Já a Pesquisa Nacional por Amostra de Domicílios (Pnad) de 2007, divulgados pelo IBGE, revela que o rendimento médio real dos trabalhadores passou de R$ 831, em 2004, para R$ 960, em 2007. Apesar do salto, a média de R$ 1.011,00, registrada em 1997, ainda não foi superada.
A despeito do pequeno recuo do índice de Gini da renda do trabalho, a distribuição desigual dos rendimentos ainda é acachapante. No ano passado, a camada dos 10% que ganha menos ficou com apenas 1,1% do total dos rendimentos do trabalho, enquanto que a nata dos 10% que ganham melhores salários abocanhou 42% do total das remunerações.
Corte de custos
Do conjunto de problemas relacionados ao mercado de trabalho, um dos mais preocupantes é o da rotatividade de mão-de-obra. Nos últimos dez anos, as taxas de rotatividade se mantiveram em patamares elevados, acima de 40% praticamente em todo o período. Em 2007, o saldo de contratações formais superou o de demissões em cerca de 1,6 milhão (Caged), quantidade 5,85% superior a 2006. Esse 1,6 milhão derivou da admissão de 14,3 milhões de trabalhadores e da demissão de outros 12,7 milhões. Dessa soma de empregados desligados do emprego, 59,4%, ou 7,6 milhões foram dispensados por meio de demissões sem justa causa ou imotivada.
Com base no cruzamento da alta rotatividade com os tímidos resultados nos índices de rendimento, a pesquisadora Patrícia Lino, do Dieese, afirma que a substituição de empregados vem sendo utilizada para reduzir os custos das empresas. Essa tendência impede a qualificação e o treinamento mais apurado dos trabalhadores com vistas à estabilidade de médio e longo prazo, o que poderia contribuir para a melhoria dos rendimentos.
“Os salários dos trabalhadores admitidos no triênio 2005-2007 foram sempre inferiores aos dos trabalhadores desligados (nem todos por justa causa). Os percentuais de redução foram 11,42%, em 2005, 11,06%, em 2006, e 9,15%, em 2007. Ou seja, no momento da contratação, os novos trabalhadores são, na maior parte, contratados com salários menores, o que implica redução gradual do salário médio”, coloca nota técnica do Dieese a respeito da Convenção 158 da OIT, que estabelece garantias contra a dispensa imotivada.

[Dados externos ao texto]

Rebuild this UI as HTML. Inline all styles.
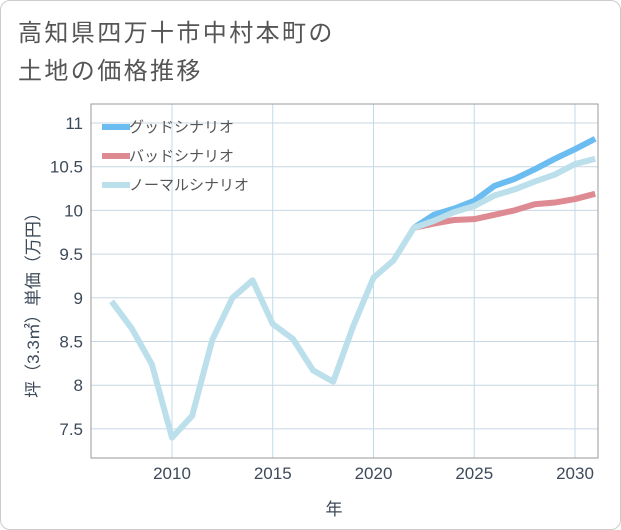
<!DOCTYPE html>
<html><head><meta charset="utf-8"><style>
body{margin:0;background:#fff;}
#wrap{position:relative;width:619px;height:528px;border:1px solid #ccc;border-radius:10px;background:#fff;font-family:"Liberation Sans","Noto Sans CJK JP",sans-serif;overflow:hidden}
#title{position:absolute;left:17px;top:14px;font-size:24px;letter-spacing:2.4px;line-height:38px;color:#555;}
svg{position:absolute;left:0;top:0}
</style></head><body>
<div id="wrap">
<div id="title">高知県四万十市中村本町の<br>土地の価格推移</div>
<svg id="chart" width="621" height="530"></svg>
</div>
<script>
const years=[2007,2008,2009,2010,2011,2012,2013,2014,2015,2016,2017,2018,2019,2020,2021,2022,2023,2024,2025,2026,2027,2028,2029,2030,2031];
const normal=[8.96,8.65,8.24,7.4,7.65,8.52,9.0,9.2,8.7,8.53,8.17,8.04,8.68,9.23,9.43,9.8,9.88,9.98,10.05,10.17,10.24,10.33,10.41,10.53,10.59];
const goodYears=[2022,2023,2024,2025,2026,2027,2028,2029,2030,2031];
const good=[9.8,9.95,10.02,10.11,10.28,10.36,10.47,10.59,10.7,10.82];
const bad=[9.8,9.85,9.89,9.9,9.95,10.0,10.07,10.09,10.13,10.19];
const yTicks=[7.5,8,8.5,9,9.5,10,10.5,11];
const yTickLabels=["7.5","8","8.5","9","9.5","10","10.5","11"];
const xTicks=[2010,2015,2020,2025,2030];
const seriesNames=["グッドシナリオ","バッドシナリオ","ノーマルシナリオ"];
const seriesColors=["#6bbcf0","#de8a92","#bcdfec"];
const L=90,R=597,T=103,B=457;
const x=v=>171+(v-2010)*20.15;
const y=v=>122+(11-v)*87.4;
const svg=document.getElementById('chart');
const NS='http://www.w3.org/2000/svg';
function mk(t,a){const e=document.createElementNS(NS,t);for(const k in a)e.setAttribute(k,a[k]);svg.appendChild(e);return e;}
yTicks.forEach((v,i)=>{
 const g=mk('line',{x1:L,x2:R,y1:y(v),y2:y(v),stroke:'#c8d8e4','stroke-width':1});
 
 
 const t=mk('text',{x:82,y:y(v)+6,'text-anchor':'end','font-size':17,fill:'#3d4a5a'});
 t.textContent=yTickLabels[i];
 
 
});
xTicks.forEach(v=>{
 const g=mk('line',{x1:x(v),x2:x(v),y1:T,y2:B,stroke:'#c0dcea','stroke-width':1});
 
 
 const t=mk('text',{x:x(v),y:478,'text-anchor':'middle','font-size':17,fill:'#3d4a5a'});
 t.textContent=v;
 
 
});
const fr=mk('rect',{x:L,y:T,width:R-L,height:B-T,fill:'none',stroke:'#999','stroke-width':1});


function line(xs,vs,c,name){
 const p=mk('polyline',{points:xs.map((yr,i)=>x(yr)+','+y(vs[i])).join(' '),fill:'none',stroke:c,'stroke-width':6,'stroke-linejoin':'round'});
 
 
}
const clip=mk('clipPath',{id:'cp'});
const cr=document.createElementNS(NS,'rect');cr.setAttribute('x',L);cr.setAttribute('y',T);cr.setAttribute('width',R-L);cr.setAttribute('height',B-T);clip.appendChild(cr);
line(goodYears,bad,seriesColors[1],'bad-scenario-line');
line(goodYears,good,seriesColors[0],'good-scenario-line');
line(years,normal,seriesColors[2],'normal-scenario-line');
document.querySelectorAll('polyline').forEach(p=>p.setAttribute('clip-path','url(#cp)'));
seriesNames.forEach((n,i)=>{
 const yy=126+i*29;
 const l=mk('line',{x1:101,x2:129,y1:yy,y2:yy,stroke:seriesColors[i],'stroke-width':6});
 
 
 const t=mk('text',{x:128,y:yy+5,'font-size':15,fill:'#555'});
 t.textContent=n;
 
 
});
const xt=mk('text',{x:333,y:514,'text-anchor':'middle','font-size':17,fill:'#3d4a5a'});
xt.textContent='年';


const yt=mk('text',{x:0,y:0,'text-anchor':'middle','font-size':17,fill:'#3d4a5a',transform:'translate(38,300) rotate(-90)'});
yt.textContent='坪（3.3㎡）単価（万円）';


</script>
</body></html>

“De um modo geral, a permanência no mesmo emprego traz qualidade ao trabalho e este fato, combinado com investimentos na qualificação, tende a ser um fator determinante para o aumento da produtividade, uma vez que a mão-de-obra mais qualificada é mais preparada para promover a inovação”, completa a nota. O MTE e o Conselho Deliberativo do Fundo de Amparo ao Trabalhador (Codefat) estimam que 9,7 milhões de pessoas serão demitidas em 2008, o que representa cerca de 30% do mercado formal de trabalho.
Mas nem tudo está perdido. “Níveis mais elevados de emprego dão a segurança (e possivelmente os recursos) necessários para que uma família possa proporcionar melhor educação a seus filhos. Ao mesmo tempo, é provável que uma população mais educada consiga melhores colocações”, sustenta o relatório, que sublinha a promoção do trabalho decente como elo para a melhoria da qualidade de vida.